4. The Strategic Beneficiary – Villa Somalia and Aaran Jaan
At the top sits Villa Somalia, under President Hassan Sheikh Mohamud, with Aaran Jaan serving as the operational hub. The first-term approach—direct confrontation with Puntland—failed. The new approach is indirect: deploy federal resources, sympathetic intellectuals, online activists, and diaspora networks to gradually weaken Puntland’s credibility and bargaining position.
This is not a random smear campaign. It is a deliberate strategy to fragment Puntland’s influence and create a political environment where Garowe can be bypassed or subdued in national decision-making.
The Methods: A Playbook of Reputational Warfare
Isolate and Extrapolate: Turn one official’s misconduct into evidence of systemic rot.
Bury Achievements, Amplify Failures: Successes disappear into footnotes, failures dominate headlines and hashtags.
Emotional Weaponization: Complex issues like counter-terrorism justice are reduced to slogans—“They execute children”—designed to provoke outrage.
Targeted Narrative Delivery: Content is micro-targeted to specific clans, diaspora communities, and political blocs to ensure maximum polarization.
Case Study: Judicial Warfare
When Puntland’s military courts tried insurgents accused of atrocities—some as minors—the legal and moral complexity was stripped away.
Academics produced papers denouncing “violations of international norms.”

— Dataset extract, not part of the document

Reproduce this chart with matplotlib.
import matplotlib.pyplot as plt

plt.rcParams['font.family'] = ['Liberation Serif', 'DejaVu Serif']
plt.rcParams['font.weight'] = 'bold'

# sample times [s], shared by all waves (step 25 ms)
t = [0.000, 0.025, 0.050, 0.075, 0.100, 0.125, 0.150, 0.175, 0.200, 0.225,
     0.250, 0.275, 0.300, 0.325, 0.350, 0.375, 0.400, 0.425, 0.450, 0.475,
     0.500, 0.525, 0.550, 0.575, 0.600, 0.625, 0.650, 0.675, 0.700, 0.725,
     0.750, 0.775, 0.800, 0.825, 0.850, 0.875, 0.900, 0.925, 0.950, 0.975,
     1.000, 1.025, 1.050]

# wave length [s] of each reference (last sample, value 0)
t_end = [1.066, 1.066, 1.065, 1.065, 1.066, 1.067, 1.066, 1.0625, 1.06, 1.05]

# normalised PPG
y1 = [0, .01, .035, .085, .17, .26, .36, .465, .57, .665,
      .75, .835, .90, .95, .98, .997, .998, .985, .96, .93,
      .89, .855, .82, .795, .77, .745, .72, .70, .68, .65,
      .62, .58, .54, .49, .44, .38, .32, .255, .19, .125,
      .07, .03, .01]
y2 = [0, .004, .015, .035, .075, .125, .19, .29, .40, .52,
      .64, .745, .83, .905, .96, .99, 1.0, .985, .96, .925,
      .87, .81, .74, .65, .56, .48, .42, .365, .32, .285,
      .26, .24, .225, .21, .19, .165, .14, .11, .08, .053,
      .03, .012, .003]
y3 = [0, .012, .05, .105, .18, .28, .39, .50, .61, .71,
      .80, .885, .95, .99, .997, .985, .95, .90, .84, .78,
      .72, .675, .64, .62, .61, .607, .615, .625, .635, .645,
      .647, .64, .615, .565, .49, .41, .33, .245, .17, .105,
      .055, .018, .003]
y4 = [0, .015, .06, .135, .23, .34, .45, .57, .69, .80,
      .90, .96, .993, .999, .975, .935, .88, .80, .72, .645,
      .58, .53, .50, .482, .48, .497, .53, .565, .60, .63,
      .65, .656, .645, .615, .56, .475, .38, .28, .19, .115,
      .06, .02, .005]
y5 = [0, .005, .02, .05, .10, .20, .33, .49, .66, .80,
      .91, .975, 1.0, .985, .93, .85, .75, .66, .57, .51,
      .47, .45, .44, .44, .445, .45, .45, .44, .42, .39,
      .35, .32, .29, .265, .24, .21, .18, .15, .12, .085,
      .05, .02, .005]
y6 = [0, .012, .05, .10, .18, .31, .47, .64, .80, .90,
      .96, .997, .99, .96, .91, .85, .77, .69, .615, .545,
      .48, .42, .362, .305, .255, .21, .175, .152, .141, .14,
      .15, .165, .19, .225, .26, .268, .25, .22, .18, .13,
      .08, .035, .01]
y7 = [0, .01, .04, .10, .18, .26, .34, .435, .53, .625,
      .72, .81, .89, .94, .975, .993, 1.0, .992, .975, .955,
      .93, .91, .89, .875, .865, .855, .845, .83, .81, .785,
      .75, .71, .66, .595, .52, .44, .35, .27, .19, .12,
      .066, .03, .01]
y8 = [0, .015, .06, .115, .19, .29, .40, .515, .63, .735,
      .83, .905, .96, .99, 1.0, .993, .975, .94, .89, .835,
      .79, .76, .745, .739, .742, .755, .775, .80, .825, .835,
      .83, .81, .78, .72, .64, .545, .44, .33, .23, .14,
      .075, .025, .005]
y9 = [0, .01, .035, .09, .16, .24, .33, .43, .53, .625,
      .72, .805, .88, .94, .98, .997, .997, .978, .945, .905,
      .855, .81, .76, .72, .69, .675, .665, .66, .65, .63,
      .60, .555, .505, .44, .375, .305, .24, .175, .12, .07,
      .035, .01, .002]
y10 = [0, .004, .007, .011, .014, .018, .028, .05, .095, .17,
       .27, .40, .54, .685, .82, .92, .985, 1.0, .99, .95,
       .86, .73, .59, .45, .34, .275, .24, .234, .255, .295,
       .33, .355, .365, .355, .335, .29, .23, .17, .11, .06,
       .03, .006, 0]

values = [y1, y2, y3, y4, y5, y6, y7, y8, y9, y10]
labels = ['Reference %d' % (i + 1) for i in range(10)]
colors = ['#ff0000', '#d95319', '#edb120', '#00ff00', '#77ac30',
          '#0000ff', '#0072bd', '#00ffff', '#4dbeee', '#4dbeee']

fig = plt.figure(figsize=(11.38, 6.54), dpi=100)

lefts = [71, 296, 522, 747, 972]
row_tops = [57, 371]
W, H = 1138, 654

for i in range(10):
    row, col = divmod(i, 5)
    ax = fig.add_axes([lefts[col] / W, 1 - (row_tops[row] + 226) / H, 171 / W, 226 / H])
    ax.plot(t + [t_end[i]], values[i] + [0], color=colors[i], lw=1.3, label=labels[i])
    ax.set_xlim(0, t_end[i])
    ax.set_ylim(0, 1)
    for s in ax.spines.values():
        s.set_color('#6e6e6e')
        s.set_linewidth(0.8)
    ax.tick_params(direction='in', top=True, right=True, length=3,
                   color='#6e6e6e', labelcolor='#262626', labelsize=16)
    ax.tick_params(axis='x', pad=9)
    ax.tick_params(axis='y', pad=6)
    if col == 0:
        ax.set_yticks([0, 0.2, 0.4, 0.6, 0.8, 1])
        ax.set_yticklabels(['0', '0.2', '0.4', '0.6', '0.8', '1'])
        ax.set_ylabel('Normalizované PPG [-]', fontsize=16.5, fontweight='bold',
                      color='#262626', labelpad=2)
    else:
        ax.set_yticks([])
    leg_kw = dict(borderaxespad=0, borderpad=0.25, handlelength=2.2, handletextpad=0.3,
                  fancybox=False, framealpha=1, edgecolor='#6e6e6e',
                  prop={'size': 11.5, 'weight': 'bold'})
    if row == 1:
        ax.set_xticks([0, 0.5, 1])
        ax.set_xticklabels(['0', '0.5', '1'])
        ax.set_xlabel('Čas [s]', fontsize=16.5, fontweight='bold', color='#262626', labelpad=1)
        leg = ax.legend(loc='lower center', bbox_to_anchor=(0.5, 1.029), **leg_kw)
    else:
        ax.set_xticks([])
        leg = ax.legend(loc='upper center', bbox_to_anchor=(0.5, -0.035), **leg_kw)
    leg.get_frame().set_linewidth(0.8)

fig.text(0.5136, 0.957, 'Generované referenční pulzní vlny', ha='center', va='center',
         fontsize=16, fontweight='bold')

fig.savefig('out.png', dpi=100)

Influencers paired these quotes with dramatic video clips and grieving families.
Diaspora networks translated and circulated the content until it dominated discussion.
Federal officials then demanded “greater oversight” of Puntland courts, framing Garowe as reckless and unaccountable.
The result: Puntland’s security institutions were weakened in perception, precisely when they were most active against insurgents.
Case Study: Exploiting SSC-Khaatumo
The assassination of a Warsengeli elder in Sanaag became a propaganda gift.
Narrative framing painted Puntland as the aggressor, erasing the complexity of the conflict.
Media packages turned tragedy into proof of Garowe’s alleged “expansionism.”
Targeted dissemination ensured the most incendiary messaging reached the most affected communities.
Instead of fostering reconciliation, the campaign inflamed divisions—keeping Puntland politically preoccupied and unable to consolidate gains.
Conclusion: A Calculated Campaign, Not a Conspiracy
This is not the work of a lone agitator. It is a coordinated ecosystem of academics, influencers, political networks, and federal operators pursuing a single strategic goal: erode Puntland’s standing until it can no longer act as a counterweight to central authority.
What is happening to Puntland is not constructive criticism, and it is not a debate about governance. It is a reputational war—outsourced, deniable, and relentless.
For Puntland, the challenge is no longer just military or financial. It is a narrative. The state must defend not only its borders, but its story. Because in this new battlespace, perception is power—and right now, that power is being systematically stripped away.